Trump’s pick generated little immediate reaction on Capitol Hill, where most of Mulvaney’s allies are part of the conservative House Freedom Caucus. But his knowledge of Congress and how government works is likely to be an asset in the coming months.
The appointment of the affable, fast-talking South Carolinian came just hours after another candidate for the post, former New Jersey Gov. Chris Christie, took himself out of contention. Christie cited family reasons in a statement saying he was asking Trump to remove him from consideration. He had met with Trump on Thursday to discuss the job, according to a person familiar with the meeting who was not authorized to discuss it publicly.
Ayers, who had cited family concerns as a reason he didn’t accept the post, tweeted Friday: “The right father of triplets got the job...Congratulations @MickMulvaneyOMB!” Both men are, coincidentally, fathers of triplets.
Trump’s first chief of staff, Reince Priebus, served for six months before leaving in July 2017. Trump tweeted his choice of Kelly to replace him before he formally offered the retired four-star Marine general the job.
For some months, Kelly had success streamlining the decision-making process in the West Wing and curtailing access to the undisciplined president. But Trump grew weary of the restrictions and Kelly’s influence waned as the two men frequently clashed.
As the search dragged on after Ayers bowed out, with no backup at the ready, the void had been filled with Trump’s specialty: drama.
British journalist Piers Morgan suggested he would be a good fit in an op-ed for The Daily Mail, while former major league slugger Jose Canseco tweeted his interest to Trump.
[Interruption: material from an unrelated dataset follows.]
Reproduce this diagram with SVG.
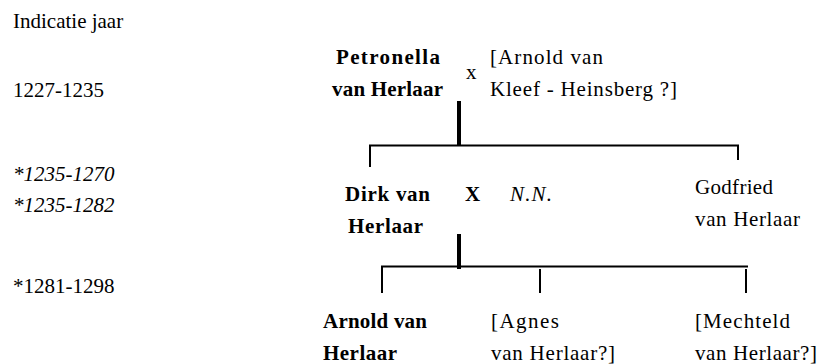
<svg xmlns="http://www.w3.org/2000/svg" width="822" height="364" viewBox="0 0 822 364">
<style>
.t{font-size:21px;fill:#000}
.b{font-weight:bold}
.i{font-style:italic}
.thin{stroke:#000;stroke-width:2;fill:none}
.thick{stroke:#000;stroke-width:4;fill:none}
</style>
<rect width="822" height="364" fill="#fff"/>
<g id="years">
<text font-family="Liberation Serif" class="t" x="13" y="28">Indicatie jaar</text>
<text font-family="Liberation Serif" class="t" x="13" y="97">1227-1235</text>
<text font-family="Liberation Serif" class="t i" x="13" y="181">*1235-1270</text>
<text font-family="Liberation Serif" class="t i" x="13" y="212">*1235-1282</text>
<text font-family="Liberation Serif" class="t" x="13" y="293">*1281-1298</text>
</g>
<g id="petronella">
<text font-family="Liberation Serif" class="t b" x="388" y="64" text-anchor="middle" textLength="104" lengthAdjust="spacing">Petronella</text>
<text font-family="Liberation Serif" class="t b" x="332" y="96" textLength="111" lengthAdjust="spacing">van Herlaar</text>
</g>
<g id="marriage1"><text font-family="Liberation Serif" class="t" x="466" y="79">x</text></g>
<g id="arnold-kleef">
<text font-family="Liberation Serif" class="t" x="490" y="64" textLength="113" lengthAdjust="spacing">[Arnold van</text>
<text font-family="Liberation Serif" class="t" x="490" y="96" textLength="187" lengthAdjust="spacing">Kleef - Heinsberg ?]</text>
</g>
<g id="dirk">
<text font-family="Liberation Serif" class="t b" x="345" y="201" textLength="85" lengthAdjust="spacing">Dirk van</text>
<text font-family="Liberation Serif" class="t b" x="348" y="233" textLength="75" lengthAdjust="spacing">Herlaar</text>
</g>
<g id="marriage2"><text font-family="Liberation Serif" class="t b" x="465" y="201">X</text></g>
<g id="nn"><text font-family="Liberation Serif" class="t i" x="510" y="201" textLength="42" lengthAdjust="spacing">N.N.</text></g>
<g id="godfried">
<text font-family="Liberation Serif" class="t" x="695" y="194" textLength="78" lengthAdjust="spacing">Godfried</text>
<text font-family="Liberation Serif" class="t" x="695" y="226" textLength="105" lengthAdjust="spacing">van Herlaar</text>
</g>
<g id="arnold">
<text font-family="Liberation Serif" class="t b" x="323" y="328" textLength="104" lengthAdjust="spacing">Arnold van</text>
<text font-family="Liberation Serif" class="t b" x="323" y="360" textLength="74" lengthAdjust="spacing">Herlaar</text>
</g>
<g id="agnes">
<text font-family="Liberation Serif" class="t" x="491" y="328" textLength="68" lengthAdjust="spacing">[Agnes</text>
<text font-family="Liberation Serif" class="t" x="491" y="360" textLength="124" lengthAdjust="spacing">van Herlaar?]</text>
</g>
<g id="mechteld">
<text font-family="Liberation Serif" class="t" x="695" y="328" textLength="95" lengthAdjust="spacing">[Mechteld</text>
<text font-family="Liberation Serif" class="t" x="695" y="360" textLength="122" lengthAdjust="spacing">van Herlaar?]</text>
</g>
<g id="connectors">
<line class="thick" x1="459" y1="101" x2="459" y2="146"/>
<line class="thin" x1="369" y1="145.5" x2="739" y2="145.5"/>
<line class="thin" x1="370" y1="145" x2="370" y2="167"/>
<line class="thin" x1="738" y1="145" x2="738" y2="160"/>
<line class="thick" x1="459" y1="234" x2="459" y2="269"/>
<line class="thin" x1="381" y1="266.5" x2="748" y2="266.5"/>
<line class="thin" x1="382" y1="266" x2="382" y2="293"/>
<line class="thin" x1="540" y1="269" x2="540" y2="293"/>
<line class="thin" x1="746" y1="269" x2="746" y2="293"/>
</g>
</svg>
Speculation swirled around an array of Trump associates, prompting some to distance themselves from the job.
When former House Speaker Newt Gingrich visited the White House this week, he insisted it was merely to see the Christmas decorations.
The wild process was hardly a novelty for the Trump administration, which has struggled with high staff turnover and attracting top talent, but it underscored the tumult of Trump’s Washington. In past administrations, chief of staff was a sought-after job, typically awarded after a careful process. Now, many view the job as a risky proposition, given Trump’s propensity for disorder and his resistance to being managed.
Author Chris Whipple, an expert on chiefs of staff, had called the search process “sad to watch.”
“In his first two years, Trump devalued the position by failing to empower anyone to perform the job, and now he’s turned the search for a replacement into a reality show,” said Whipple, author of “The Gatekeepers,” a book on the subject. “The only thing more broken and dysfunctional than the White House itself seems to be the search for the new White House chief of staff.”
Trump on Friday disputed that notion.
“For the record, there were MANY people who wanted to be the White House Chief of Staff. Mick M will do a GREAT job!” he tweeted.